PROBLEM STATEMENT ▸
Leave out any pictures and transcribe all other data below exactly.

DATA EXCERPT ▸
================
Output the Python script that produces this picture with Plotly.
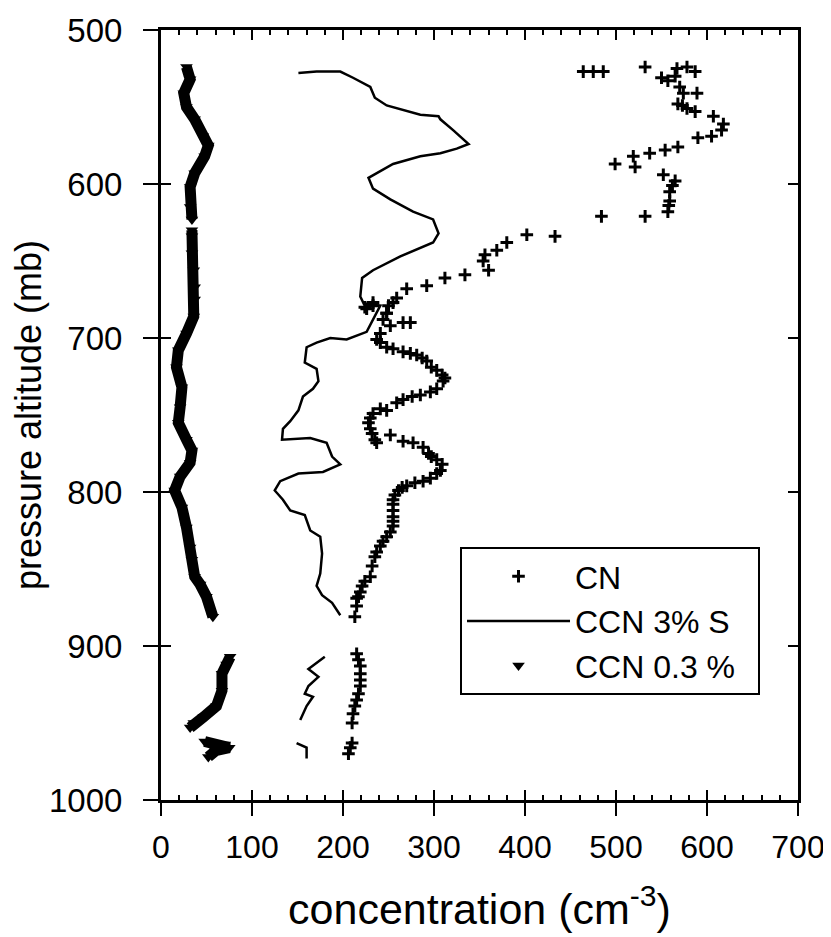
import plotly.graph_objects as go

# ---------------- data ----------------
# CN (crosses): concentration (cm^-3) and pressure (mb)
cn_conc = [464, 475, 486, 532, 550, 557, 565, 567, 578, 587, 570, 574, 589, 568, 573, 578, 587,
           607, 618, 616, 605, 590, 568, 554, 537, 519, 521, 499, 552, 565, 562, 559, 559, 558,
           557, 532, 484, 433, 402, 380, 369, 356, 354, 360, 334, 312, 292, 270, 259, 250, 233,
           224, 248,
           233, 255, 226, 248, 244, 266, 274, 252, 241, 237, 241,
           248, 255, 266, 274, 281, 287, 292, 297, 303, 309, 312, 310, 303, 296, 285, 276, 266,
           259, 248, 241, 233, 230, 228, 230, 232, 235, 237, 252, 266, 277, 288, 294, 297, 303,
           309, 307, 303, 296, 288, 279, 270, 265, 261, 257, 255, 255, 255, 255, 255, 255, 252,
           248, 244, 241, 237, 235, 232, 230, 224, 221, 219, 217, 215, 215, 213,
           215, 217, 219, 219, 219, 219, 217, 215, 213, 211, 210,
           210, 208, 206]
cn_pres = [527, 527, 527, 524, 531, 533, 530, 525, 524, 527, 537, 541, 541, 548, 549, 551, 553,
           556, 561, 565, 569, 570, 576, 578, 580, 582, 589, 587, 594, 598, 601, 605, 611, 614,
           618, 621, 621, 634, 633, 638, 643, 646, 650, 656, 659, 661, 666, 668, 674, 679, 679,
           680, 684,
           677, 677, 681, 684, 688, 690, 690, 692, 697, 701, 703,
           706, 707, 709, 710, 711, 713, 715, 719, 721, 724, 726, 728, 733, 735, 737, 738, 740,
           742, 747, 746, 749, 752, 755, 759, 762, 766, 768, 763, 767, 768, 771, 775, 777, 779,
           782, 786, 788, 791, 793, 794, 796, 797, 799, 802, 805, 808, 812, 816, 819, 822, 826,
           829, 832, 835, 839, 842, 848, 855, 858, 861, 865, 868, 869, 874, 881,
           905, 909, 913, 918, 922, 926, 931, 935, 939, 944, 950,
           963, 966, 970]

# CCN 3% S (solid line); None marks gaps in the trace
ccn3_conc = [151, 171, 197, 211, 230, 235, 248, 266, 285, 305, 307, 321, 338, 325, 307, 285, 255,
             228, 233, 252, 277, 299, 305, 299, 263, 233, 221, 219, 223, 241, 226, 204, 186, 171,
             160, 158, 171, 173, 167, 156, 151, 142, 134, 133, 164, 182, 188, 197, 178, 151, 131,
             125, 134, 142, 158, 164, 175, 177, 175, 171, 177, 188, 197,
             None,
             180, 162, 173, 162, 158, 167, 160, 153,
             None,
             149, 160, 160]
ccn3_pres = [528, 527, 527, 531, 537, 544, 549, 552, 555, 556, 558, 565, 574, 577, 580, 582, 587,
             596, 603, 610, 618, 623, 632, 638, 647, 656, 661, 673, 678, 679, 696, 701, 700, 703,
             706, 716, 720, 728, 733, 738, 747, 754, 759, 766, 765, 768, 777, 782, 787, 788, 793,
             799, 805, 812, 815, 825, 829, 840, 853, 861, 867, 872, 880,
             None,
             907, 915, 920, 926, 931, 933, 939, 948,
             None,
             963, 966, 973]

# CCN 0.3 % (filled triangles)
ccn03_conc = [28, 32, 25, 28, 37, 46, 52, 48, 37, 32, 32, 34,
              None,
              34, 34, 34, 36, 37, 37, 36, 28, 19, 17, 23, 21, 19, 28, 34, 32, 21, 15, 23, 28, 32,
              34, 37, 43, 50, 57,
              None,
              76, 72, 67, 67, 61, 47, 36, 32,
              None,
              48, 70, 75, 60, 52]
ccn03_pres = [524, 532, 541, 550, 558, 569, 575, 582, 593, 602, 615, 623,
              None,
              630, 634, 645, 656, 667, 675, 686, 697, 708, 719, 732, 745, 755, 766, 773, 781, 790,
              799, 810, 823, 836, 844, 855, 860, 868, 881,
              None,
              907, 912, 918, 929, 939, 946, 950, 953,
              None,
              962, 964, 966, 968, 972]

x_ticks = [0, 100, 200, 300, 400, 500, 600, 700]
y_ticks = [500, 600, 700, 800, 900, 1000]

FONT = "Liberation Sans, Arial, Helvetica, sans-serif"

fig = go.Figure()

# ---- legend traces (order: CN, CCN 3% S, CCN 0.3 %) ----
fig.add_trace(go.Scatter(
    x=cn_conc, y=cn_pres, mode="markers", name="CN",
    marker=dict(symbol="cross-thin", size=9, line=dict(width=3, color="black"), color="black"),
))
fig.add_trace(go.Scatter(
    x=ccn3_conc, y=ccn3_pres, mode="lines", name="CCN 3% S",
    line=dict(color="black", width=2.5), connectgaps=False,
))
# thick band behind the triangles (same data)
fig.add_trace(go.Scatter(
    x=ccn03_conc, y=ccn03_pres, mode="lines", showlegend=False, hoverinfo="skip",
    line=dict(color="black", width=11), connectgaps=False,
))
fig.add_trace(go.Scatter(
    x=ccn03_conc, y=ccn03_pres, mode="markers", name="CCN 0.3 %&nbsp;&nbsp;",
    marker=dict(symbol="triangle-down", size=11, color="black"),
))
# empty trace to bind the overlay axes (outside tick halves + labels)
fig.add_trace(go.Scatter(x=[], y=[], xaxis="x2", yaxis="y2", showlegend=False))

axis_common = dict(showgrid=False, zeroline=False, color="black", automargin=False)

# page body has an 8px default margin, so the figure is 8px smaller and margins shifted
fig.update_layout(
    width=823, height=929,
    margin=dict(l=153, r=33, t=22, b=137, autoexpand=False),
    paper_bgcolor="white", plot_bgcolor="white",
    font=dict(family=FONT, color="black", size=32),
    xaxis=dict(
        range=[0, 700], tickvals=x_ticks, ticks="inside", ticklen=10, tickwidth=2,
        mirror="ticks", showline=True, linewidth=3, linecolor="black",
        showticklabels=False,
        minor=dict(dtick=20, tick0=0, ticks="inside", ticklen=5, tickwidth=2, tickcolor="black"),
        **axis_common,
    ),
    yaxis=dict(
        range=[1000, 500], tickvals=y_ticks, ticks="inside", ticklen=10, tickwidth=2,
        mirror="ticks", showline=True, linewidth=3, linecolor="black",
        showticklabels=False,
        **axis_common,
    ),
    xaxis2=dict(
        overlaying="x", anchor="y2", side="bottom", range=[0, 700], tickvals=x_ticks,
        ticktext=[str(v) for v in x_ticks],
        ticks="outside", ticklen=15, tickwidth=2, tickcolor="black", showline=False,
        ticklabelstandoff=4,
        tickfont=dict(family=FONT, size=32, color="black"),
        title=dict(text="concentration (cm<sup>-3</sup>)",
                   font=dict(family=FONT, size=43, color="black"), standoff=29),
        **axis_common,
    ),
    yaxis2=dict(
        overlaying="y", anchor="x2", side="left", range=[1000, 500], tickvals=y_ticks,
        ticktext=[str(v) for v in y_ticks],
        ticks="outside", ticklen=17, tickwidth=2, tickcolor="black", showline=False,
        ticklabelstandoff=14,
        tickfont=dict(family=FONT, size=33, color="black"),
        title=dict(text="pressure altitude (mb)",
                   font=dict(family=FONT, size=36, color="black"), standoff=10),
        **axis_common,
    ),
    legend=dict(
        x=0.4694, y=0.3286, xanchor="left", yanchor="top",
        bordercolor="black", borderwidth=2, bgcolor="white",
        font=dict(family=FONT, size=32, color="black"),
        itemwidth=103, tracegroupgap=0,
    ),
    showlegend=True,
)

fig.write_html("out.html")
================
SOLUTION FOR THIS PROBLEM ▸
Output the Python script that produces this picture with Plotly.
import plotly.graph_objects as go

# ---------------- data ----------------
# CN (crosses): concentration (cm^-3) and pressure (mb)
cn_conc = [464, 475, 486, 532, 550, 557, 565, 567, 578, 587, 570, 574, 589, 568, 573, 578, 587,
           607, 618, 616, 605, 590, 568, 554, 537, 519, 521, 499, 552, 565, 562, 559, 559, 558,
           557, 532, 484, 433, 402, 380, 369, 356, 354, 360, 334, 312, 292, 270, 259, 250, 233,
           224, 248,
           233, 255, 226, 248, 244, 266, 274, 252, 241, 237, 241,
           248, 255, 266, 274, 281, 287, 292, 297, 303, 309, 312, 310, 303, 296, 285, 276, 266,
           259, 248, 241, 233, 230, 228, 230, 232, 235, 237, 252, 266, 277, 288, 294, 297, 303,
           309, 307, 303, 296, 288, 279, 270, 265, 261, 257, 255, 255, 255, 255, 255, 255, 252,
           248, 244, 241, 237, 235, 232, 230, 224, 221, 219, 217, 215, 215, 213,
           215, 217, 219, 219, 219, 219, 217, 215, 213, 211, 210,
           210, 208, 206]
cn_pres = [527, 527, 527, 524, 531, 533, 530, 525, 524, 527, 537, 541, 541, 548, 549, 551, 553,
           556, 561, 565, 569, 570, 576, 578, 580, 582, 589, 587, 594, 598, 601, 605, 611, 614,
           618, 621, 621, 634, 633, 638, 643, 646, 650, 656, 659, 661, 666, 668, 674, 679, 679,
           680, 684,
           677, 677, 681, 684, 688, 690, 690, 692, 697, 701, 703,
           706, 707, 709, 710, 711, 713, 715, 719, 721, 724, 726, 728, 733, 735, 737, 738, 740,
           742, 747, 746, 749, 752, 755, 759, 762, 766, 768, 763, 767, 768, 771, 775, 777, 779,
           782, 786, 788, 791, 793, 794, 796, 797, 799, 802, 805, 808, 812, 816, 819, 822, 826,
           829, 832, 835, 839, 842, 848, 855, 858, 861, 865, 868, 869, 874, 881,
           905, 909, 913, 918, 922, 926, 931, 935, 939, 944, 950,
           963, 966, 970]

# CCN 3% S (solid line); None marks gaps in the trace
ccn3_conc = [151, 171, 197, 211, 230, 235, 248, 266, 285, 305, 307, 321, 338, 325, 307, 285, 255,
             228, 233, 252, 277, 299, 305, 299, 263, 233, 221, 219, 223, 241, 226, 204, 186, 171,
             160, 158, 171, 173, 167, 156, 151, 142, 134, 133, 164, 182, 188, 197, 178, 151, 131,
             125, 134, 142, 158, 164, 175, 177, 175, 171, 177, 188, 197,
             None,
             180, 162, 173, 162, 158, 167, 160, 153,
             None,
             149, 160, 160]
ccn3_pres = [528, 527, 527, 531, 537, 544, 549, 552, 555, 556, 558, 565, 574, 577, 580, 582, 587,
             596, 603, 610, 618, 623, 632, 638, 647, 656, 661, 673, 678, 679, 696, 701, 700, 703,
             706, 716, 720, 728, 733, 738, 747, 754, 759, 766, 765, 768, 777, 782, 787, 788, 793,
             799, 805, 812, 815, 825, 829, 840, 853, 861, 867, 872, 880,
             None,
             907, 915, 920, 926, 931, 933, 939, 948,
             None,
             963, 966, 973]

# CCN 0.3 % (filled triangles)
ccn03_conc = [28, 32, 25, 28, 37, 46, 52, 48, 37, 32, 32, 34,
              None,
              34, 34, 34, 36, 37, 37, 36, 28, 19, 17, 23, 21, 19, 28, 34, 32, 21, 15, 23, 28, 32,
              34, 37, 43, 50, 57,
              None,
              76, 72, 67, 67, 61, 47, 36, 32,
              None,
              48, 70, 75, 60, 52]
ccn03_pres = [524, 532, 541, 550, 558, 569, 575, 582, 593, 602, 615, 623,
              None,
              630, 634, 645, 656, 667, 675, 686, 697, 708, 719, 732, 745, 755, 766, 773, 781, 790,
              799, 810, 823, 836, 844, 855, 860, 868, 881,
              None,
              907, 912, 918, 929, 939, 946, 950, 953,
              None,
              962, 964, 966, 968, 972]

x_ticks = [0, 100, 200, 300, 400, 500, 600, 700]
y_ticks = [500, 600, 700, 800, 900, 1000]

FONT = "Liberation Sans, Arial, Helvetica, sans-serif"

fig = go.Figure()

# ---- legend traces (order: CN, CCN 3% S, CCN 0.3 %) ----
fig.add_trace(go.Scatter(
    x=cn_conc, y=cn_pres, mode="markers", name="CN",
    marker=dict(symbol="cross-thin", size=9, line=dict(width=3, color="black"), color="black"),
))
fig.add_trace(go.Scatter(
    x=ccn3_conc, y=ccn3_pres, mode="lines", name="CCN 3% S",
    line=dict(color="black", width=2.5), connectgaps=False,
))
# thick band behind the triangles (same data)
fig.add_trace(go.Scatter(
    x=ccn03_conc, y=ccn03_pres, mode="lines", showlegend=False, hoverinfo="skip",
    line=dict(color="black", width=11), connectgaps=False,
))
fig.add_trace(go.Scatter(
    x=ccn03_conc, y=ccn03_pres, mode="markers", name="CCN 0.3 %&nbsp;&nbsp;",
    marker=dict(symbol="triangle-down", size=11, color="black"),
))
# empty trace to bind the overlay axes (outside tick halves + labels)
fig.add_trace(go.Scatter(x=[], y=[], xaxis="x2", yaxis="y2", showlegend=False))

axis_common = dict(showgrid=False, zeroline=False, color="black", automargin=False)

# page body has an 8px default margin, so the figure is 8px smaller and margins shifted
fig.update_layout(
    width=823, height=929,
    margin=dict(l=153, r=33, t=22, b=137, autoexpand=False),
    paper_bgcolor="white", plot_bgcolor="white",
    font=dict(family=FONT, color="black", size=32),
    xaxis=dict(
        range=[0, 700], tickvals=x_ticks, ticks="inside", ticklen=10, tickwidth=2,
        mirror="ticks", showline=True, linewidth=3, linecolor="black",
        showticklabels=False,
        minor=dict(dtick=20, tick0=0, ticks="inside", ticklen=5, tickwidth=2, tickcolor="black"),
        **axis_common,
    ),
    yaxis=dict(
        range=[1000, 500], tickvals=y_ticks, ticks="inside", ticklen=10, tickwidth=2,
        mirror="ticks", showline=True, linewidth=3, linecolor="black",
        showticklabels=False,
        **axis_common,
    ),
    xaxis2=dict(
        overlaying="x", anchor="y2", side="bottom", range=[0, 700], tickvals=x_ticks,
        ticktext=[str(v) for v in x_ticks],
        ticks="outside", ticklen=15, tickwidth=2, tickcolor="black", showline=False,
        ticklabelstandoff=4,
        tickfont=dict(family=FONT, size=32, color="black"),
        title=dict(text="concentration (cm<sup>-3</sup>)",
                   font=dict(family=FONT, size=43, color="black"), standoff=29),
        **axis_common,
    ),
    yaxis2=dict(
        overlaying="y", anchor="x2", side="left", range=[1000, 500], tickvals=y_ticks,
        ticktext=[str(v) for v in y_ticks],
        ticks="outside", ticklen=17, tickwidth=2, tickcolor="black", showline=False,
        ticklabelstandoff=14,
        tickfont=dict(family=FONT, size=33, color="black"),
        title=dict(text="pressure altitude (mb)",
                   font=dict(family=FONT, size=36, color="black"), standoff=10),
        **axis_common,
    ),
    legend=dict(
        x=0.4694, y=0.3286, xanchor="left", yanchor="top",
        bordercolor="black", borderwidth=2, bgcolor="white",
        font=dict(family=FONT, size=32, color="black"),
        itemwidth=103, tracegroupgap=0,
    ),
    showlegend=True,
)

fig.write_html("out.html")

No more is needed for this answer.